Diante do imenso fracasso das políticas que têm diminuído o papel do Estado sem planejamento estratégico algum, esperando que o espontaneísmo do mercado seja o motor do desenvolvimento enquanto paga taxas de juros mais altas que o rendimento médio dos negócios, a retórica neoliberal sempre rejeita a responsabilidade pelas consequências nefastas de suas políticas (veja o colapso que aconteceu na Argentina neoliberal de Mauricio Macri) dizendo que não deixaram dar a dose suficiente de seu remédio. Ou seja, eles sempre alegam que tudo deu errado porque não destruíram o Estado o bastante. Durante os governos neoliberais só a estagnação ou a catástrofe tem vez. A culpa, o neoliberalismo coloca na suposta “gastança” dos governos anteriores, e quando finalmente sai do poder e o país volta a se desenvolver, ele diz que o crescimento foi por causa de seu “ajuste” ou “modernização”.
Mas se o remédio é bom, ou a situação melhora ou o ritmo da piora tem que diminuir. A crença de que tudo tem que piorar muito antes de melhorar não é nada senão misticismo importado para a economia.

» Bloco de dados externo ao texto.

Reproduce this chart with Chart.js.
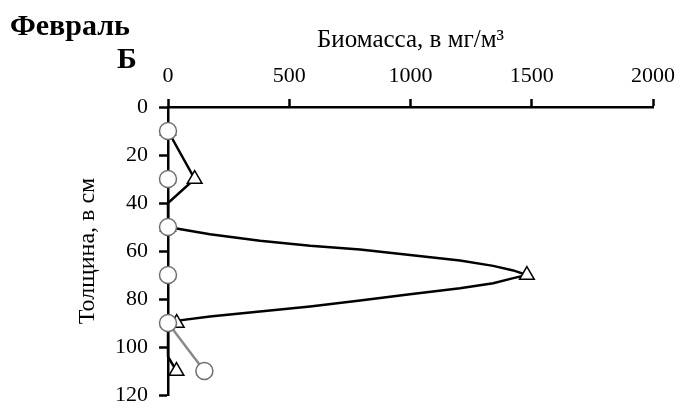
<!DOCTYPE html>
<html lang="ru">
<head>
<meta charset="utf-8">
<title>Февраль Б</title>
<script src="https://cdn.jsdelivr.net/npm/chart.js@4/dist/chart.umd.min.js"></script>
<style>
html,body{margin:0;padding:0;background:#fff}
#wrap{position:relative;width:680px;height:408px}
</style>
</head>
<body>
<div id="wrap"><canvas id="c" width="680" height="408"></canvas></div>
<script>
// sampling depths (cm) and biomass (mg/m3)
const DEPTHS = [10, 30, 50, 70, 90, 110];
const BIOMASS_CIRCLES = [0, 0, 0, 0, 0, 150];
const BIOMASS_TRIANGLES = [0, 110, 0, 1480, 36, 35];
// the black curve as drawn
const CURVE_DEPTH = [10, 30, 40, 50, 50.5, 53, 55.7, 57.8, 59.4, 61.7, 64, 66.2, 68.1, 70, 71.3, 73.4, 75.5, 78, 80.6, 83.1, 85.2, 87.3, 88.9, 90, 93, 104, 110];
const CURVE_BIOMASS = [0, 110, 0, 0, 29, 173, 379, 586, 792, 998, 1204, 1341, 1424, 1480, 1424, 1341, 1204, 998, 792, 586, 379, 173, 49, 36, 0, 0, 35];
const X_TICKS = [0, 500, 1000, 1500, 2000];
const Y_TICKS = [0, 20, 40, 60, 80, 100, 120];
const TITLE = "Февраль", PANEL = "Б";
const X_LABEL = "Биомасса, в мг/м³", Y_LABEL = "Толщина, в см";

const SERIF = "'Liberation Serif','Times New Roman',serif";
const GRAY = "#8a8a8a";
const pts = (xs, ys) => xs.map((x, i) => ({x, y: ys[i]}));

// header texts drawn on the canvas
const headings = {id: "headings", afterDraw(chart){
  const c = chart.ctx; c.save();
  c.fillStyle = "#000"; c.font = "bold 30px " + SERIF; c.textBaseline = "alphabetic";
  c.fillText(TITLE, 10, 35); c.fillText(PANEL, 117, 68);
  c.restore();
}};

new Chart(document.getElementById("c"), {
  type: "line",
  data: {datasets: [
    {label: "circles", data: pts(BIOMASS_CIRCLES, DEPTHS), borderColor: GRAY, borderWidth: 2.5,
     pointStyle: "circle", pointRadius: 8.5, pointBorderColor: "#6e6e6e", pointBackgroundColor: "#fff", pointBorderWidth: 1.5,
     segment: {borderColor: s => (s.p0.parsed.x === 0 && s.p1.parsed.x === 0) ? "rgba(0,0,0,0)" : GRAY},
     tension: 0, clip: false},
    {label: "triangles", data: pts(BIOMASS_TRIANGLES, DEPTHS), showLine: false,
     pointStyle: "triangle", pointRadius: 8.5, pointBorderColor: "#000", pointBackgroundColor: "#fff", pointBorderWidth: 1.5, clip: false},
    {label: "curve", data: pts(CURVE_BIOMASS, CURVE_DEPTH), borderColor: "#000", borderWidth: 2.5,
     pointRadius: 0, tension: 0, clip: false}
  ]},
  options: {
    responsive: false, animation: false, indexAxis: "y",
    layout: {padding: {left: 0, top: 0, right: 27, bottom: 13}},
    plugins: {legend: {display: false}, tooltip: {enabled: false}},
    scales: {
      x: {type: "linear", position: "top", min: 0, max: 2000,
        afterBuildTicks: s => { s.ticks = X_TICKS.map(v => ({value: v})); },
        afterFit: s => { s.height = 107; s.paddingLeft = 0; s.paddingRight = 0; },
        ticks: {color: "#000", font: {family: SERIF, size: 22}, padding: 9.5, maxRotation: 0, callback: v => String(v)},
        grid: {drawOnChartArea: false, drawTicks: true, tickLength: 8, tickColor: "#000", tickWidth: 2.5},
        border: {display: true, color: "#000", width: 2.5},
        title: {display: true, text: X_LABEL, color: "#000", font: {family: SERIF, size: 25}, padding: {top: 25, bottom: 0}}},
      y: {type: "linear", position: "left", reverse: true, min: 0, max: 120,
        afterBuildTicks: s => { s.ticks = Y_TICKS.map(v => ({value: v})); },
        afterFit: s => { s.width = 168; s.paddingTop = 0; s.paddingBottom = 0; },
        ticks: {color: "#000", font: {family: SERIF, size: 22}, padding: 11, callback: v => String(v)},
        grid: {drawOnChartArea: false, drawTicks: true, tickLength: 9, tickColor: "#000", tickWidth: 2.5},
        border: {display: true, color: "#000", width: 2.5},
        title: {display: true, text: Y_LABEL, color: "#000", font: {family: SERIF, size: 24}, padding: {top: 73.5, bottom: 0}}}
    }
  },
  plugins: [headings]
});
</script>
</body>
</html>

Este é o grande paradoxo do liberalismo econômico que precisamos expor: a suposta liberdade individual irrestrita afeta severamente a liberdade da maioria dos indivíduos. A médio prazo, o liberalismo econômico colapsa o liberalismo político, porque ele tira da maior parte da sociedade as condições materiais necessárias para exercer a liberdade. Liberdade absoluta é a lei da selva, portanto, a lei do mais forte. E o ideal do liberalismo político clássico nunca foi garantir a liberdade absoluta, porque isso é o oposto da vida em sociedade, e sim a maior quantidade de liberdade possível para todos os cidadãos igualmente. Deixo a você, caro leitor, a conclusão dessa reflexão.”